Una sporca campagna (elettorale): quanto costa all’ambiente?
Molti di voi saranno sicuramente andati a votare in occasione delle elezioni amministrative del 15 e 16 maggio ed in alcuni casi saranno ancora in corso i ballottaggi.

Le vostre città saranno state tappezzate di manifesti politici, abusivi e non, avrete ricevuto a casa decine di lettere più o meno convincenti.
Ma avete mai provato a valutare i costi ambientali di ogni singola campagna elettorale? difficile se non impossibile stimarne i costi esatti ma possiamo provare ad elencare gli sprechi maggiori.
Iniziamo dai manifesti: dopo qualche giorno dalla loro affissione, inevitabilmente iniziano a staccarsi brandelli di carta, che restano lì a terra ad imbrattare il marciapiede. Marciscono giorno dopo giorno, spesso insieme a volantini, brochure, bigliettini da visita, tutti rigorosamente in carta traslucida, molto più inquinante della carta normale. E nel frattempo altri manifesti vanno ad incollarsi sopra ai residui di quelli vecchi, formando dei veri e propri ammassi di carta indecorosa.
Passiamo poi all’inquinamento acustico e da gas di scarico: comizi, furgoni che vagano per le strade cittadine con la musica del partito in sottofondo, mini-tour del candidato per aumentare la propria visibilità, concerti last minute con dubbie fortune….

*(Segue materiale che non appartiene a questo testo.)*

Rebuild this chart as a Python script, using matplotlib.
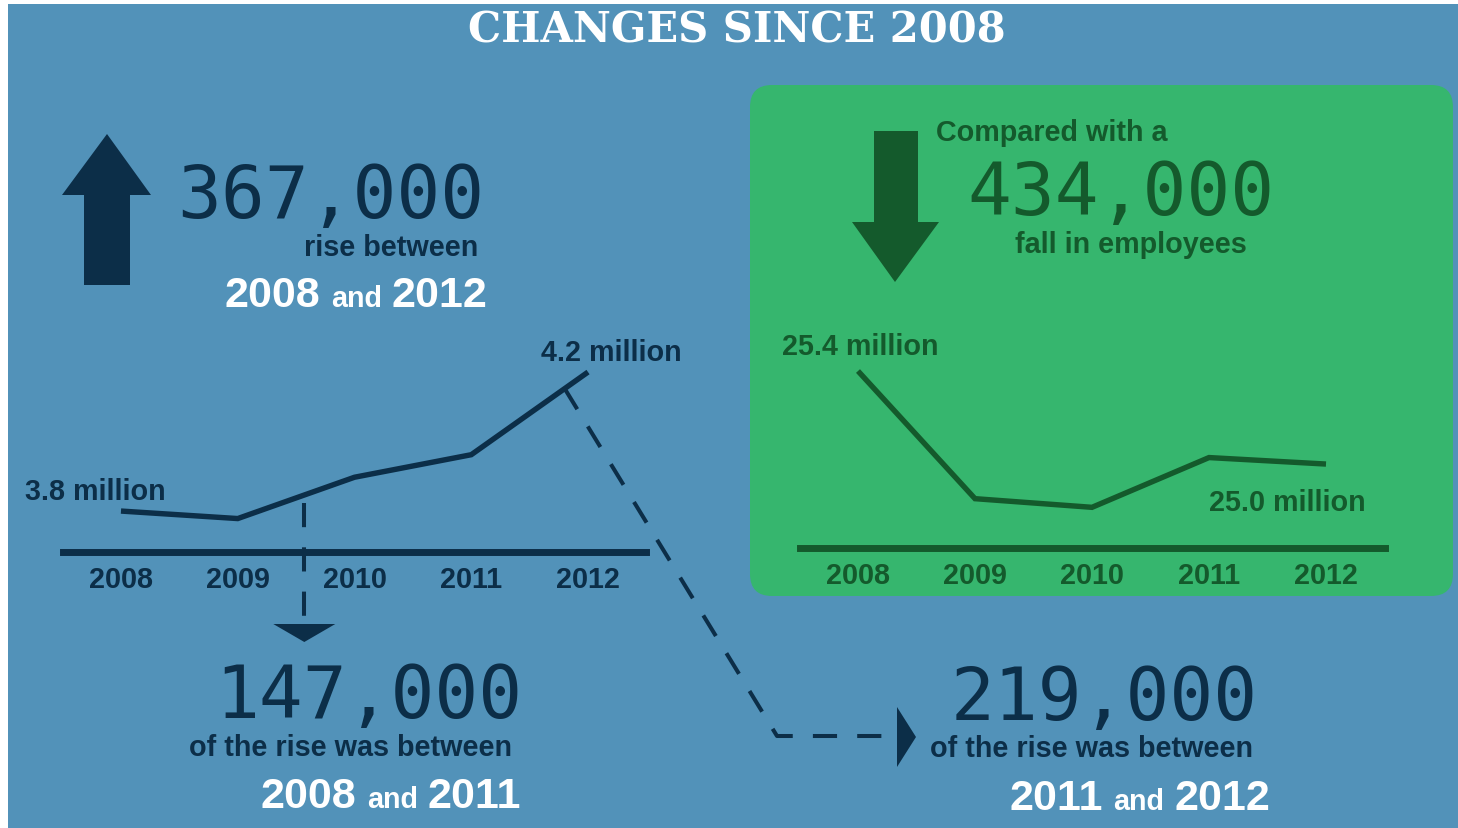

Le sedi dei partiti restano poi aperte giorno e notte, con un consumo notevole di energia elettrica a causa di lampadine, faretti, computer accesi. Senza considerare i costi sostenuti dagli edifici scolastici durante i giorni delle votazioni.
La cosa buffa è che spesso molti di questi candidati includano la tutela dell’ambiente fra i loro programmi.
Perchè non aumentare allora la propria credibilità allestendo una campagna a costo zero, dimostrando così la piena aderenza ai valori ecologici?
Basterebbe utilizzare carta riciclata, tanto per cominciare. Ma si potrebbe anche diminuire la quantità di manifesti e volantini prodotti, preferendo l’utilizzo della rete per raggiungere i cittadini e tenerli costantentemente aggiornati. Se proprio non si può fare a meno di girare per le strade, si potrebbero utilizzare mezzi a combustione rigenerabile e le sedi potrebbero investire nell’uso di pannelli fotovoltaici.
Qualche esempio positivo in realtà c’è: a Torino, “Capitale europea dell’albero” nel 2008, uno dei candidati ha promesso di piantare un albero per controbilanciare le spese ambientali della sua campagna elettorale.
Questa potrebbe essere un’idea, ma noi crediamo che anzichè correre ai ripari una volta fatto il danno, sia meglio agire con consapevolezza e senso civico sin dall’inizio.
Che ne pensate? potrebbe attirare anche più consensi elettorali?